Although they have always been market leader, this does not mean that they have not been fully prepared for, or affected by, external emergent issues throughout the years. But when they have, they have reacted very well and deliberately. Coca-Cola acknowledged that the non-alcoholic beverages industry has “created an environment in which speed, precision and empowered employees determine who wins in the marketplace” (Coca-Cola 2016). Coca-Cola took these rapidly changing, emergent aspects of the industry and seized them as an opportunity to improve. In early 2016, Coca-Cola realized that for their corporation to keep up with this environment and to not slack on their growth momentum, they needed to change their international structure. Coca-Cola announced a change in their organizational structure worldwide “to better align its operating units against its global bottling footprint and to promote and develop key Coca-Cola leaders” (Coca-Cola 2016). Coca-Cola also decided to invest a lot more into their employees and the environments they work in to “nourish curiosity, learning, innovation and growth” (Coca-Cola 2016). This is one example where Coca-Cola took its environments emerging characteristics and deliberately utilized them to improve.

Another example of Coca-Cola being successfully deliberate in an emerging environment is the imposed example explained earlier where Coca-Cola had to be reactive and adjust many different features of their business when the soda-drink beverage industry was being negatively portrayed in the public. Coca-Cola was pushed to a strategic limit here but worked well throughout this difficult time, and still continues to do so. It controlled its marketplace well by expanding their product line to suit consumers who wanted to cut down on sugar and calories by using Stevia sweeteners. It also agreed with the argument that obesity is an epidemic and has shown huge involvement in trying to tackle this problem. Coca-Cola has a “Together Counts ™” campaign which provides tips, tools and lesson plans to teachers and parents alike” (Gable, 2013). Coca-Cola also became a founding member of The Healthy Weight Commitment Foundation (HWCF) along with over 230 other organisations (Gable, 2017).

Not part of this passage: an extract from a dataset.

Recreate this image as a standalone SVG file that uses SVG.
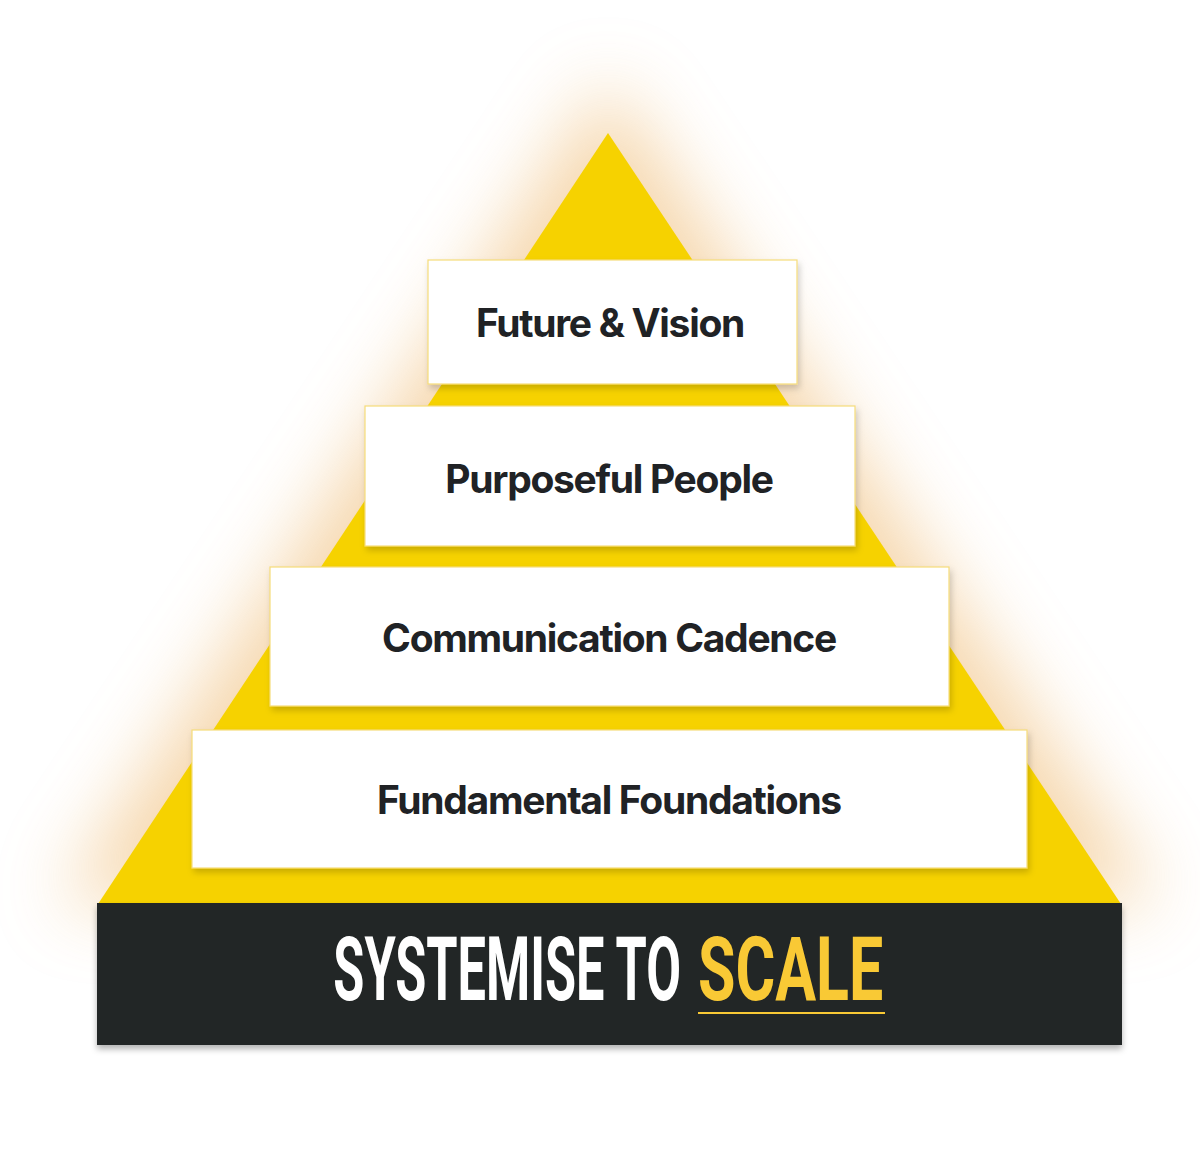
<svg xmlns="http://www.w3.org/2000/svg" width="1200" height="1164" viewBox="0 0 1200 1164">
  <defs>
    <filter id="glow" x="-40%" y="-40%" width="180%" height="180%">
      <feGaussianBlur stdDeviation="38"/>
    </filter>
    <filter id="boxShadow" x="-10%" y="-20%" width="120%" height="150%">
      <feDropShadow dx="2" dy="4" stdDeviation="3" flood-color="#000" flood-opacity="0.18"/>
    </filter>
    <filter id="bannerShadow" x="-5%" y="-10%" width="110%" height="130%">
      <feDropShadow dx="0" dy="4" stdDeviation="3" flood-color="#000" flood-opacity="0.3"/>
    </filter>
  </defs>
  <style>
    .box { fill: #ffffff; stroke: #F6DC7A; stroke-width: 1.2; }
    .label { font-family: Inter, "Noto Sans", "Liberation Sans", sans-serif; font-weight: 700; font-size: 39px; fill: #202225; text-anchor: middle; letter-spacing: -1.3px; }
    .banner { font-family: Roboto, "Liberation Sans", sans-serif; font-weight: 700; font-size: 89px; }
  </style>
  <rect width="1200" height="1164" fill="#ffffff"/>

  <g id="glow-layer">
    <polygon points="608,80 60,903 1158,903" fill="#F2C68A" opacity="0.7" filter="url(#glow)"/>
  </g>

  <g id="pyramid">
    <polygon points="608,133 98,904 1121,904" fill="#F6D200"/>
  </g>

  <g id="banner" filter="url(#bannerShadow)">
    <rect x="97" y="903" width="1025" height="142" fill="#222527"/>
  </g>
  <g id="banner-text">
    <text class="banner" transform="translate(681,1000) scale(0.57,1)" text-anchor="end" fill="#ffffff" textLength="610" lengthAdjust="spacingAndGlyphs">SYSTEMISE TO</text>
    <text class="banner" transform="translate(698,1000) scale(0.57,1)" text-anchor="start" fill="#F9C935" textLength="325" lengthAdjust="spacingAndGlyphs">SCALE</text>
    <rect x="698" y="1012" width="187" height="2" fill="#F9C935"/>
  </g>

  <g id="node-future-vision">
    <rect class="box" x="428" y="260" width="369" height="124" filter="url(#boxShadow)"/>
    <text class="label" x="610" y="337">Future &amp; Vision</text>
  </g>
  <g id="node-purposeful-people">
    <rect class="box" x="365" y="406" width="490" height="140" filter="url(#boxShadow)"/>
    <text class="label" x="609" y="493">Purposeful People</text>
  </g>
  <g id="node-communication-cadence">
    <rect class="box" x="270" y="567" width="679" height="139" filter="url(#boxShadow)"/>
    <text class="label" x="609" y="652">Communication Cadence</text>
  </g>
  <g id="node-fundamental-foundations">
    <rect class="box" x="192" y="730" width="835" height="138" filter="url(#boxShadow)"/>
    <text class="label" x="609" y="814">Fundamental Foundations</text>
  </g>

  <g id="connectors"></g>
</svg>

In my opinion, Coca-Cola strikes a perfect balance between being deliberate and emergent in the industry they are in. Although they are slightly more deliberate than their environment, it does not negatively affect their success.

In 2014, Coca-Cola Israel created a revolutionary, innovative, internal technology whereby a special algorithm gave the printers an ability to produce millions of different designs for their bottles in all sizes (see image in appendices). This original technology was not just an internally oriented innovation which changed how they manufactured their bottles but it also sparked an innovative, external marketing campaign “Extraordinary Diet Coke Collection” (Coca-Cola 2017). Coca-Cola produced hundreds of differently designed billboards to advertise this new design. This marketing campaign took social media by storm and even eBay began selling these unique bottles for up to 200$ each (Coca-Cola 2016). Coca-Cola used the essence of their brands ideology of happiness and optimism by creating the belief that every consumer is as unique as each bottle. This was not a radical, risky innovation by Coca-Cola which success took them by surprise. But rather, a steady and planned innovation that Coca-Cola brought to the marketplace from their emerging, developing market in Israel. Coca-Cola has been operating successfully in Israel’s innovative nation where they have remained “committed to investing and innovating to strengthen its business, the beverages it produces and the contribution it can make to local communities” (Coca-Cola 2016).

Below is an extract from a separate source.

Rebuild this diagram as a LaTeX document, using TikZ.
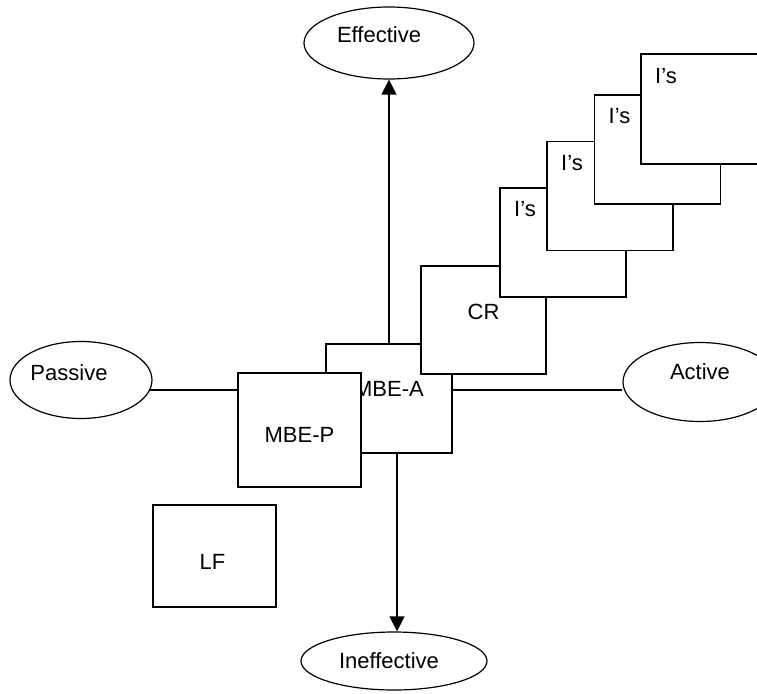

Subsequent to this successful and well managed innovation, Coca-Cola used this plateau to launch yet another productive technology innovation in Israel. Coca-Cola teamed up with Gett (Israel\’s popular taxi-hailing app) to produce a TV “commercial that prompts viewers to order an immediate delivery of two bottles of Coke in a branded mini-cooler” (Coca-Cola 2016). They added ultrasonic waves to the TV ad which prompted the app immediately on the viewer’s phone and within minutes a coca cola would be delivered to their door. Coca-Cola practices open innovation which can be seen through all of the conscious decisions it makes regarding the research & development it carries out, how it brings its innovation to the market and its use of internal and external ideas. Coca-Cola have never been shy to team up with other companies who may have more expertise in a certain area. This can be seen in their partnership with Gett in Israel and all of the start-ups it shares it expertise freely with.

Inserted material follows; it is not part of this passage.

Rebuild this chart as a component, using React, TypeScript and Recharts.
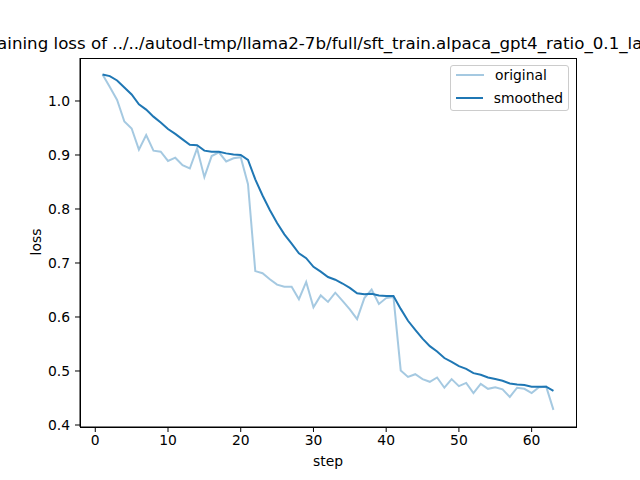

“Strategic planning has a negative effect on innovative effect on innovative activity but a positive effect on financial performance” (Song et al 2015). As discussed earlier, Coca-Cola is a deliberate company that is market leader in a slightly more emergent environment. Even Coca-Cola’s innovations were carefully planned out with budgets and different criteria. Their innovations are also carefully controlled and managed by global and regional leaders so as to be as successful and productive as they can, while also leveraging them as a plateau to launch another wave of innovation. When one considers the initial perception in Songs journal, this does not seem to be the case for Coca-Cola as they are constantly developing internal and external innovations and had a market capitalization of $192.8billion in 2016 (Forbes 2016). Song’s later conclusion that “exploiting contingencies with firm-level characteristics managers can and have used strategic planning without trade-off” (Song 2015) depicts the overall strategy that Coca-Cola has in place since 1888. Strategies such as well deliberated long-term plans to refranchise, clever acquisitions, a clear humanitarian ideology, functional leaders all over the world, continued efforts to maintain growth momentum and invest generously in human capital are what make Coca-Cola the market leader it today and since it began.